Fa strano parlare del 2019 di Elia Viviani quando il 2020 per il veronese di Isola della Scala è iniziato e ha lasciato due segni. Uno per il cambio di casacca, dalla Deceuninck – Quick Step alla Cofidis. L’altro è invece rappresentato dalla rovinosa caduta subita nel corso del Tour Down Under. Un capitombolo, avvenuto nel corso della 2/a tappa della corsa australiana, che poteva costare la compromissione di una stagione centrata su Tour de France prima e Olimpiadi (in pista) dopo.

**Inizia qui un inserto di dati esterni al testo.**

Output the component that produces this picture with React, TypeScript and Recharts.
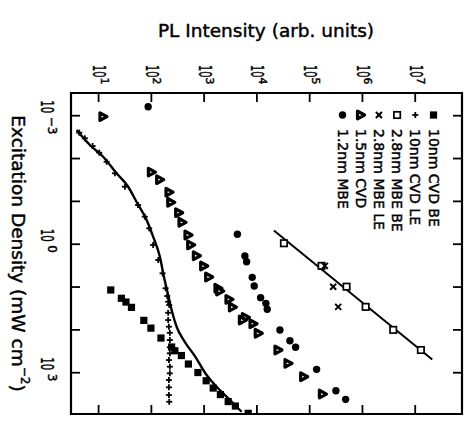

Una stagione che arriva dopo un 2019 che ha confermato Elia Viviani nel gotha dei velocisti a livello internazionale. Undici i successi, dei quali tre devono avere giocoforza la prima pagina. In ordine temporale, si parte dalla vittoria nella 4/a tappa del Tour de France a Nancy. Un successo che in un colpo solo ha cancellato le (poche, per carità) critiche piombategli addosso per un Giro d’Italia disputato non all’altezza della sua fama e che ha iscritto Viviani nell’esclusivo club di corridori vincenti almeno per una volta nei Grandi Giri.

Poi, il titolo europeo conquistato ad Alkmaar, nei Paesi Bassi. Una corsa che ha fatto il paio – strategicamente parlando – con quella che nel 2018 lo vide laurearsi campione italiano. Ossia, non aspettando lo sprint generale ma anticipando tutti forte di una grande condizione e regolando i compagni di avventura (in questo caso Lampaert e Ackermann) nella volata ristretta.

Infine, la “sua” corsa. Per il terzo anno di fila, Viviani si è portato a casa la Classica di Amburgo, vero e proprio Mondiale per velocisti d’estate. Un successo netto, d’impeto e di sostanza.

Tre vittorie che hanno detto – semmai ce ne fosse stato ancora bisogno – come Elia Viviani sia un patrimonio del ciclismo italiano, oramai alla pari di Vincenzo Nibali in ordine di importanza. Perciò la sua caduta al Tour Down Under ci ha lasciato con il fiato sospeso, perché perderlo per il 2020 sarebbe stato deleterio. Invece, superate le ammaccature, Elia ci sarà. Per farci sognare.